Reproduce the lines exactly, beginning with the line that has "Emit a Python" and ending with the line that has "33.92, 33.97, 34.12, 34.28, 34.43, 34.50, 34.95, 35.13]". Images are left out.

▼

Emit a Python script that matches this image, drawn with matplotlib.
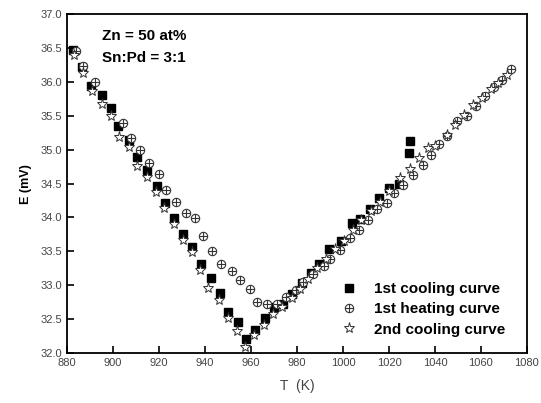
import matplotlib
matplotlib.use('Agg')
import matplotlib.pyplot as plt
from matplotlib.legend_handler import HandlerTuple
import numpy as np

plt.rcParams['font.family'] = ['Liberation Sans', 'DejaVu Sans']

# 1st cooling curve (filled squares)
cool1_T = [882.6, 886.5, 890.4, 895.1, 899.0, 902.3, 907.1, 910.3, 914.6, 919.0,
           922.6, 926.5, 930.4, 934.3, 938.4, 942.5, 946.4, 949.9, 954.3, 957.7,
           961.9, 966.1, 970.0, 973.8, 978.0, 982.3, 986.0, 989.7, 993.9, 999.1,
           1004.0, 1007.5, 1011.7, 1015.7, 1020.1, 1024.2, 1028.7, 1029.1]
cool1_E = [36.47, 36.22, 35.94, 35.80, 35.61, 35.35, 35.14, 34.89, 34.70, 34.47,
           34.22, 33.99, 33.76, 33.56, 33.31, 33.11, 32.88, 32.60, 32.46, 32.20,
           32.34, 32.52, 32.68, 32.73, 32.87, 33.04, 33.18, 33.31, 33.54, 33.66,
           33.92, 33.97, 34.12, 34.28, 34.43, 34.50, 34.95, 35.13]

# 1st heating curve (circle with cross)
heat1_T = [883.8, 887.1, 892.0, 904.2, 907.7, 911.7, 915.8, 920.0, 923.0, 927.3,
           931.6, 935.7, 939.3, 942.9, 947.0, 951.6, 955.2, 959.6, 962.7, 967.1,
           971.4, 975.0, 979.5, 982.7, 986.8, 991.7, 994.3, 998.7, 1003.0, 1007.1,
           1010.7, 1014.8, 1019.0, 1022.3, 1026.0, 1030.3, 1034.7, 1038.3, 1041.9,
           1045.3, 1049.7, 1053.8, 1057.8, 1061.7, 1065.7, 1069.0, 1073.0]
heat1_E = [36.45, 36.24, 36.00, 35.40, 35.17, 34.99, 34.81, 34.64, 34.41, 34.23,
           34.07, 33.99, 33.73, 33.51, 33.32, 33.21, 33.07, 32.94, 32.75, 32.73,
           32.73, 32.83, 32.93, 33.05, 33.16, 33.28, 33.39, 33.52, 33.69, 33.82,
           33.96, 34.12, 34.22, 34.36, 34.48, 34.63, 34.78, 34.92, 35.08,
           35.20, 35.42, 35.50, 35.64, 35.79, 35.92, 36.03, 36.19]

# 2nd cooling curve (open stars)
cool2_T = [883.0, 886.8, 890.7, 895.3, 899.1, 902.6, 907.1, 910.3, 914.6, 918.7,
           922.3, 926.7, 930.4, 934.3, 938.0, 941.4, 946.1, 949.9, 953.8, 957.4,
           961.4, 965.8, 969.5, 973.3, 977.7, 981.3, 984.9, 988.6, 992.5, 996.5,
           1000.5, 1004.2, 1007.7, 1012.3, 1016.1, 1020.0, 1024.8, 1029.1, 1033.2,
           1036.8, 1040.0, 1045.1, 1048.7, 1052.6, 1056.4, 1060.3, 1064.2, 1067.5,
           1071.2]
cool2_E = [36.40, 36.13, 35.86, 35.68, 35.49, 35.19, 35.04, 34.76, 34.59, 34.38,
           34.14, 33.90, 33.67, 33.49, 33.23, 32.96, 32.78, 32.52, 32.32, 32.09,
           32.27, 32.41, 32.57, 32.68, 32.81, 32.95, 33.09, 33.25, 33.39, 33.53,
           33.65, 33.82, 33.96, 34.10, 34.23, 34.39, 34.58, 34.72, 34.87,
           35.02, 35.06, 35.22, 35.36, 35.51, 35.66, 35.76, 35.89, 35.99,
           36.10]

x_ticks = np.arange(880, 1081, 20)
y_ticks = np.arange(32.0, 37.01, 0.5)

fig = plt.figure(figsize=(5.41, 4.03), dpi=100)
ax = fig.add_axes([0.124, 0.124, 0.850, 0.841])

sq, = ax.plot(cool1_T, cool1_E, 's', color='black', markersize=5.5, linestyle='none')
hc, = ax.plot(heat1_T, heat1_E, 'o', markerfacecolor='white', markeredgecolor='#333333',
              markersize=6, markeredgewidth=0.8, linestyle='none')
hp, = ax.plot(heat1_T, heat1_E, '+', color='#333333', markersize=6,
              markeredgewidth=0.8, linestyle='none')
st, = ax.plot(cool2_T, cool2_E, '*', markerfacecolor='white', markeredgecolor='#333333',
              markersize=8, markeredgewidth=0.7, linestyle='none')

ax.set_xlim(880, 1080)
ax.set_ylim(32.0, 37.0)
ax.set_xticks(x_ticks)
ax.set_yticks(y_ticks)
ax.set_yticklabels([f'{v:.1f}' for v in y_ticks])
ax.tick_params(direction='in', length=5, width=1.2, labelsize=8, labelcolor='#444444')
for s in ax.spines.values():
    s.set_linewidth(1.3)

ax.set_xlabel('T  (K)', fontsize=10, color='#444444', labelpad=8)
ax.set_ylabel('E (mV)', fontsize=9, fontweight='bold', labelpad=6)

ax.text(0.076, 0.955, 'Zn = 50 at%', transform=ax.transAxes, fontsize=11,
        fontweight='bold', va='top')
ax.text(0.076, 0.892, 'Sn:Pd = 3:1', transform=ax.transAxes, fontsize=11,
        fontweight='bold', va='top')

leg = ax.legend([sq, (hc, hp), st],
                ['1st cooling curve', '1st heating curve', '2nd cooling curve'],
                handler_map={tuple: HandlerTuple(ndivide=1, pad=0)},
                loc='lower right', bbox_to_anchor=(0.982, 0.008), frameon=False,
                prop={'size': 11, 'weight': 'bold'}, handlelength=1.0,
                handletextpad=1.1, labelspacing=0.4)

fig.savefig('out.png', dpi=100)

▲
▼

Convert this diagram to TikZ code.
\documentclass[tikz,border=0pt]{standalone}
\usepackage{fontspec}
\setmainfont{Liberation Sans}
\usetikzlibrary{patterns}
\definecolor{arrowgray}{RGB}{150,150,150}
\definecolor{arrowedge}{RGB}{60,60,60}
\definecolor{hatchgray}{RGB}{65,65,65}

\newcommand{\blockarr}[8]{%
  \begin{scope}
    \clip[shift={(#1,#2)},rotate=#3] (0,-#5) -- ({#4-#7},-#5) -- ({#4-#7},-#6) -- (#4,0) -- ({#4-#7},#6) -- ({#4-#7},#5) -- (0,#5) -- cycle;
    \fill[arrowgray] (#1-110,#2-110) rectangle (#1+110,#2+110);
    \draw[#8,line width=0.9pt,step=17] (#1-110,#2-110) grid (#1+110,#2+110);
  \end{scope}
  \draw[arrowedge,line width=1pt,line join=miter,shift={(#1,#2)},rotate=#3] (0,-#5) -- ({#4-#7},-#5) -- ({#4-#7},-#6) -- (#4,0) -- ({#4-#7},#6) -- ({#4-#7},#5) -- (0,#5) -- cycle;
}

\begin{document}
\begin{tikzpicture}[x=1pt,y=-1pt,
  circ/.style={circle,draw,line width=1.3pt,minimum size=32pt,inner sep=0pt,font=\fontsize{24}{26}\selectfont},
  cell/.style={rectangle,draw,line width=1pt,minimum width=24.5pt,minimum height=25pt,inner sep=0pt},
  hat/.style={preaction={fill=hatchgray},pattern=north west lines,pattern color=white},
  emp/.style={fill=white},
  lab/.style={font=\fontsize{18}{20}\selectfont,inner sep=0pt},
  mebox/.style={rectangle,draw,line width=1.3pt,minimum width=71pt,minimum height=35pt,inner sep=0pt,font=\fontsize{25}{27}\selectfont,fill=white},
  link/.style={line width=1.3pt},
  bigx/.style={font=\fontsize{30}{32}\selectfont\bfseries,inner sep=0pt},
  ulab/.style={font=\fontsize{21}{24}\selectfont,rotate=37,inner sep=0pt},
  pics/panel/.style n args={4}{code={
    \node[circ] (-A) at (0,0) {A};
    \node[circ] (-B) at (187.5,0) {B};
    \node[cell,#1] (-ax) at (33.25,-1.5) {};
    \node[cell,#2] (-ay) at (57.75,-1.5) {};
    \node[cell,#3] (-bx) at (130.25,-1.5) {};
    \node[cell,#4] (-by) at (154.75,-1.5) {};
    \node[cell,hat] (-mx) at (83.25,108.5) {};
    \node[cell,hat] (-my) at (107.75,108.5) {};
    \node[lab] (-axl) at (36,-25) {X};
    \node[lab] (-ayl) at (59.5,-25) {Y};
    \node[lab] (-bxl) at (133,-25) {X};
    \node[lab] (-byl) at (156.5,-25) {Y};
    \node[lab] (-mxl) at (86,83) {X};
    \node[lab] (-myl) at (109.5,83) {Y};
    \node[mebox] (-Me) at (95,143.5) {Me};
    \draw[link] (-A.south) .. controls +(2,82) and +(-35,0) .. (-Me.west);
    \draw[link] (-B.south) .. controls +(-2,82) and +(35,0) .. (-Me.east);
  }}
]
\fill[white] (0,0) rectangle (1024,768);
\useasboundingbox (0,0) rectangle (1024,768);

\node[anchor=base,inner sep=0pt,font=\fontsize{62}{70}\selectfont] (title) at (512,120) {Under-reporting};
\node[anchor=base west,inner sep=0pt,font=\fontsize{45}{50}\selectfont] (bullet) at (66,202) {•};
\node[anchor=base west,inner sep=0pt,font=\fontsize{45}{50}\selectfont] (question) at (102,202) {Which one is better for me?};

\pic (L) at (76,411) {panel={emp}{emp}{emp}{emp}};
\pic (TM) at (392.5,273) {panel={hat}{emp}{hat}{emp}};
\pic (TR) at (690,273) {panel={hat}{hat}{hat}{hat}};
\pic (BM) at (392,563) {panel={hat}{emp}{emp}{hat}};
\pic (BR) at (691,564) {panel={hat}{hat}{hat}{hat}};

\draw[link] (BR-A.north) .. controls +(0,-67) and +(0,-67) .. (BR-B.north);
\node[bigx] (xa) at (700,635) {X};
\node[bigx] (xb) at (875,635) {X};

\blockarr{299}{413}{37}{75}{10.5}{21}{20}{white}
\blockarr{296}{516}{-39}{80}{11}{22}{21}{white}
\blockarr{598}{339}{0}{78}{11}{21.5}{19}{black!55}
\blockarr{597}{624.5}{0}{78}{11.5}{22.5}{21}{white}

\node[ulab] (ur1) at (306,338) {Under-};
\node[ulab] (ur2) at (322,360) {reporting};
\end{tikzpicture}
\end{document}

▲

RESULT
Emit a Python script that matches this image, drawn with matplotlib.
import matplotlib
matplotlib.use('Agg')
import matplotlib.pyplot as plt
from matplotlib.legend_handler import HandlerTuple
import numpy as np

plt.rcParams['font.family'] = ['Liberation Sans', 'DejaVu Sans']

# 1st cooling curve (filled squares)
cool1_T = [882.6, 886.5, 890.4, 895.1, 899.0, 902.3, 907.1, 910.3, 914.6, 919.0,
           922.6, 926.5, 930.4, 934.3, 938.4, 942.5, 946.4, 949.9, 954.3, 957.7,
           961.9, 966.1, 970.0, 973.8, 978.0, 982.3, 986.0, 989.7, 993.9, 999.1,
           1004.0, 1007.5, 1011.7, 1015.7, 1020.1, 1024.2, 1028.7, 1029.1]
cool1_E = [36.47, 36.22, 35.94, 35.80, 35.61, 35.35, 35.14, 34.89, 34.70, 34.47,
           34.22, 33.99, 33.76, 33.56, 33.31, 33.11, 32.88, 32.60, 32.46, 32.20,
           32.34, 32.52, 32.68, 32.73, 32.87, 33.04, 33.18, 33.31, 33.54, 33.66,
           33.92, 33.97, 34.12, 34.28, 34.43, 34.50, 34.95, 35.13]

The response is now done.